In 1893 Belleek acquired one of its finest master craftsmen Frederick Slater, who came from Stoke-on- Trent in England. He took charge of the design department and remained in that role for the next forty years.
It is believed that he modelled the much honoured international centerpiece which stands 28’’ tall, it was awarded a Gold Medal at the Paris Exhibition of 1900. This piece is on display at the Belleek Visitor Centre.
Paris Exposition Gold Medal 1900
Belleek struggled through the First World War years with restrictions on exports taking their toll. The order books dwindled and did not recover and in 1920 Bernard O’Rourke, a prominent millowner in Inishkeen and Dundalk acquired the business for £10,000. He and other shareholders set up Belleek Pottery Limted. World War 11 put the Pottery under great pressure, coal was rationed , production fell and export markets dried up but through the skilful management of Eric Arnold Belleek weathered the storm and continued to operate producing mainly basic utility earthenware. Soon after the Second World War two new Allport kilns were installed needing only nine tons of coal compared to the nineteen tons used by the old bottle kilns. The company ceased the production of earthenware and concentrated on making Parian
The company could barely keep up with orders and in 1952 installed its first electric kilns. In 1966 the company modernised its production system and replaced many of the old workshops. However by the late 1970s tastes were changing and the company experienced many ups and downs that led to thesale of Belleek Pottery Limited in 1984.

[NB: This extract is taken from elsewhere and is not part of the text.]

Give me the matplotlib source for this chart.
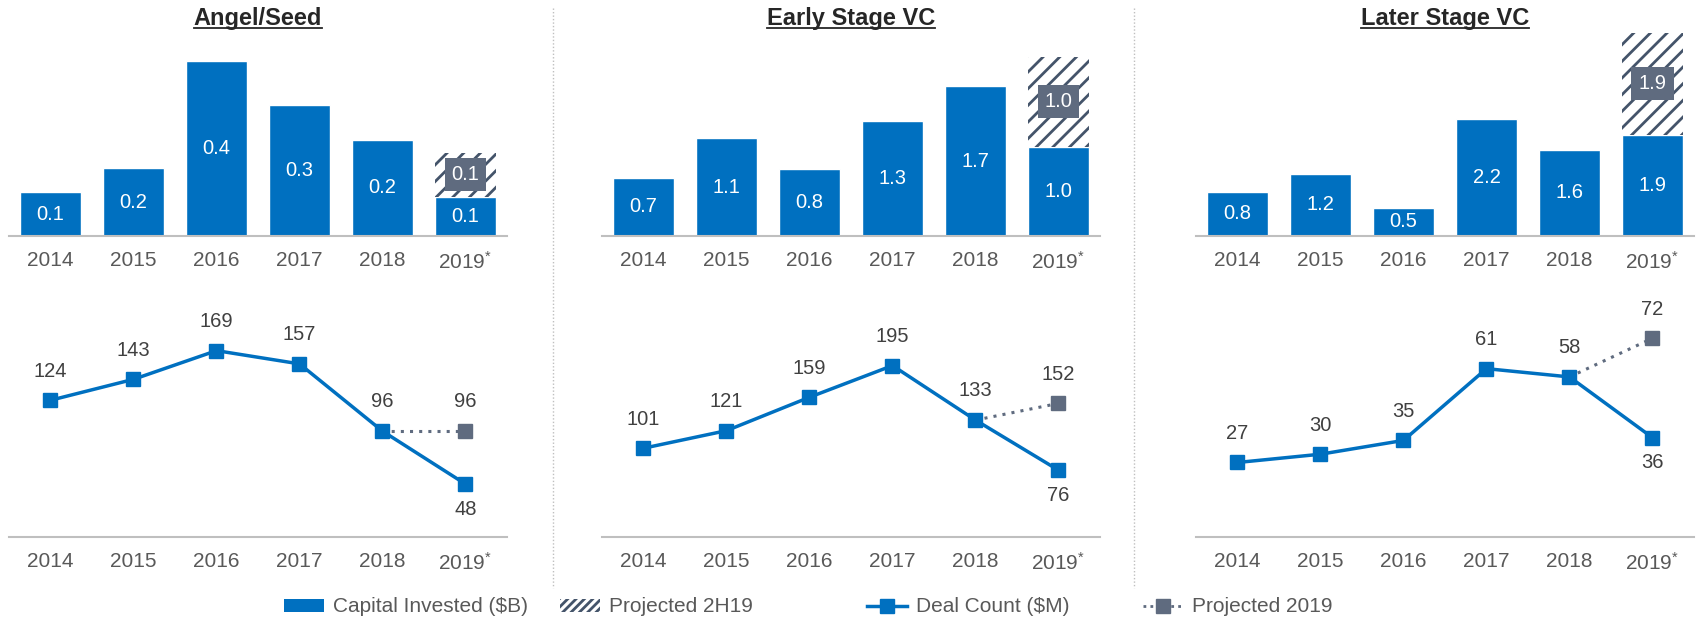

The Pottery changed ownership twice in the following six years. However by 1989, when the Belleek Visitors Centre was opened, the company was in a much stronger financial situation and was bought by Erne Heritage Investments owned by Dr. George Moore who was born in Dundalk Co. Louth. The Belleek Pottery Group is now owned by the Moore family Trust.

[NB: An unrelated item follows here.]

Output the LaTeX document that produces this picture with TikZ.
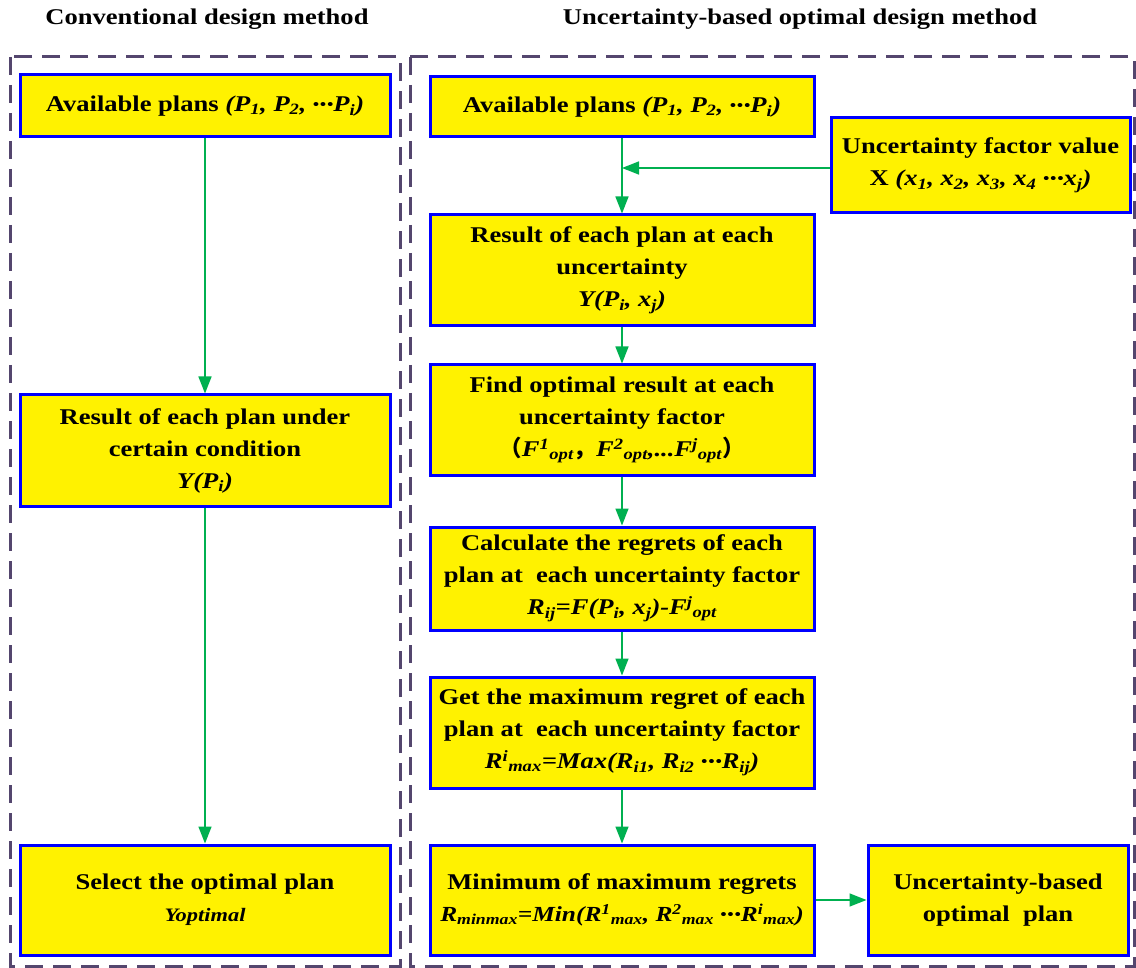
\documentclass[tikz,border=0pt]{standalone}
\usepackage{fontspec}
\setmainfont{Liberation Serif}[FakeStretch=1.18]
\newfontfamily\cjkf{Noto Sans CJK SC}
\usetikzlibrary{arrows.meta}
\newcommand{\idots}{\raisebox{.1em}{\fontsize{15}{15}\selectfont\textbullet\kern1pt\textbullet\kern1pt\textbullet}}
\definecolor{frame}{RGB}{84,70,110}
\definecolor{arrgreen}{RGB}{0,176,80}
\tikzset{
  box/.style={draw=blue, line width=3pt, fill=yellow, align=center, inner sep=0pt,
    font=\bfseries\fontsize{22.5}{32}\selectfont},
  flow/.style={draw=arrgreen, line width=1.5pt, -{Triangle[length=17pt,width=13pt]}},
  region/.style={draw=frame, line width=3pt, dash pattern=on 18pt off 10pt},
  title/.style={font=\bfseries\fontsize{22.5}{26}\selectfont}
}
\begin{document}
\begin{tikzpicture}[x=1pt,y=-1pt]
\useasboundingbox (0,0) rectangle (1136,968);
\draw[region] (10,57) rectangle (400,966);
\draw[region] (410,57) rectangle (1134,966);
\node[title] (t1) at (207,19) {Conventional design method};
\node[title] (t2) at (800,19) {Uncertainty-based optimal design method};
% left column
\node[box, minimum width=370pt, minimum height=62pt] (L1) at (205,106)
  {Available plans \textit{(P\textsubscript{1}, P\textsubscript{2}, \idots P\textsubscript{i})}};
\node[box, minimum width=370pt, minimum height=111pt] (L2) at (205,450.5)
  {Result of each plan under\\certain condition\\\textit{Y(P\textsubscript{i})}};
\node[box, minimum width=370pt, minimum height=110pt] (L3) at (205,900)
  {Select the optimal plan\\{\fontsize{19}{29}\selectfont\textit{Yoptimal}}};
% right column
\node[box, minimum width=384pt, minimum height=60pt] (R1) at (622,107)
  {Available plans \textit{(P\textsubscript{1}, P\textsubscript{2}, \idots P\textsubscript{i})}};
\node[box, minimum width=299pt, minimum height=95pt] (U) at (980.5,165.5)
  {Uncertainty factor value\\X \textit{(x\textsubscript{1}, x\textsubscript{2}, x\textsubscript{3}, x\textsubscript{4} \idots x\textsubscript{j})}};
\node[box, minimum width=384pt, minimum height=111pt] (R2) at (622,270.5)
  {Result of each plan at each\\uncertainty\\\textit{Y(P\textsubscript{i}, x\textsubscript{j})}};
\node[box, minimum width=384pt, minimum height=110pt] (R3) at (622,420)
  {Find optimal result at each\\uncertainty factor\\{\cjkf （}\textit{F\textsuperscript{1}\textsubscript{opt}}{\cjkf ，}\textit{F\textsuperscript{2}\textsubscript{opt},...F\textsuperscript{j}\textsubscript{opt}}{\cjkf ）}};
\node[box, minimum width=384pt, minimum height=103pt] (R4) at (622,578.5)
  {Calculate the regrets of each\\plan at\ \ each uncertainty factor\\\textit{R\textsubscript{ij}=F(P\textsubscript{i}, x\textsubscript{j})-F\textsuperscript{j}\textsubscript{opt}}};
\node[box, minimum width=384pt, minimum height=111pt] (R5) at (622,732.5)
  {Get the maximum regret of each\\plan at\ \ each uncertainty factor\\\textit{R\textsuperscript{i}\textsubscript{max}=Max(R\textsubscript{i1}, R\textsubscript{i2} \idots R\textsubscript{ij})}};
\node[box, minimum width=384pt, minimum height=110pt] (R6) at (622,900)
  {Minimum of maximum regrets\\{\fontsize{21.5}{32}\selectfont\textit{R\textsubscript{minmax}=Min(R\textsuperscript{1}\textsubscript{max}, R\textsuperscript{2}\textsubscript{max} \idots R\textsuperscript{i}\textsubscript{max})}}};
\node[box, minimum width=260pt, minimum height=110pt] (R7) at (998,900)
  {Uncertainty-based\\optimal\ \ plan};
% connectors
\coordinate (J) at (622,168);
\draw[flow] (L1) -- (L2);
\draw[flow] (L2) -- (L3);
\draw[flow] (R1) -- (R2);
\draw[flow] (U.west |- J) -- (J);
\draw[flow] (R2) -- (R3);
\draw[flow] (R3) -- (R4);
\draw[flow] (R4) -- (R5);
\draw[flow] (R5) -- (R6);
\draw[flow] (R6) -- (R7);
\end{tikzpicture}
\end{document}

The management team of John Maguire (Managing Director) Martin Sharkey (Financial Director) Arthur Goan (Operations Director) and Hugh Quinn (Sales Director) oversaw the rapid expansion of Belleek by streamlining the production facilities and erecting new kilns and workshops.
The business expanded into a portfolio of giftware brands with the acquisition of Galway Crystal in 1993, Aynsley China in 1997 and Donegal China in 2000.
Dr. George Moore
Group of Greyhounds
Henshall Handled Basket
In 2003 Belleek diversified its product range by establishing a new brand name called “Belleek Living” this fresh, contemporary giftware and casual dining collections seek to give the modern Belleek customer products to compliment their decor and lifestyles.
In May 2014 Belleek Visitor Centre won the very prestigious “Best Tourism Experience” awarded by the Northern Ireland Tourist Board.
In 2017 Belleek Pottery celebrated the 160th Anniversary of its foundation in 1857 by re-introducing sixteen archive pieces, each one created in and representing one of the sixteen decades of the company’s story, including the stunning piece called the ‘Group of Greyhounds reputedly designed by the Reverend Halaghan Dunbar in 1865 and the Henshall Handled Basket created by William Henshall in the 1880s.
Also as part of the celebrations a gallery of one hundred and sixty pictures was opened showing scenes and people from the pottery over 160 years. These can be viewed in the Visitors Centre.
In 2023 Belleek began a programme to install solar panels on the extensive roof space in the complex to provide renewable energy and to offset the increasing costs of electricity.
Belleek continues to create new and exciting designs,mindful of its history and craft heritage but seeking to create products both decorative and useful for today’s generation. Belleek is proud of its contribution to the artistic, commercial and business life of Ireland both past & present. It is both forward thinking and ready for the challenges the future will bring.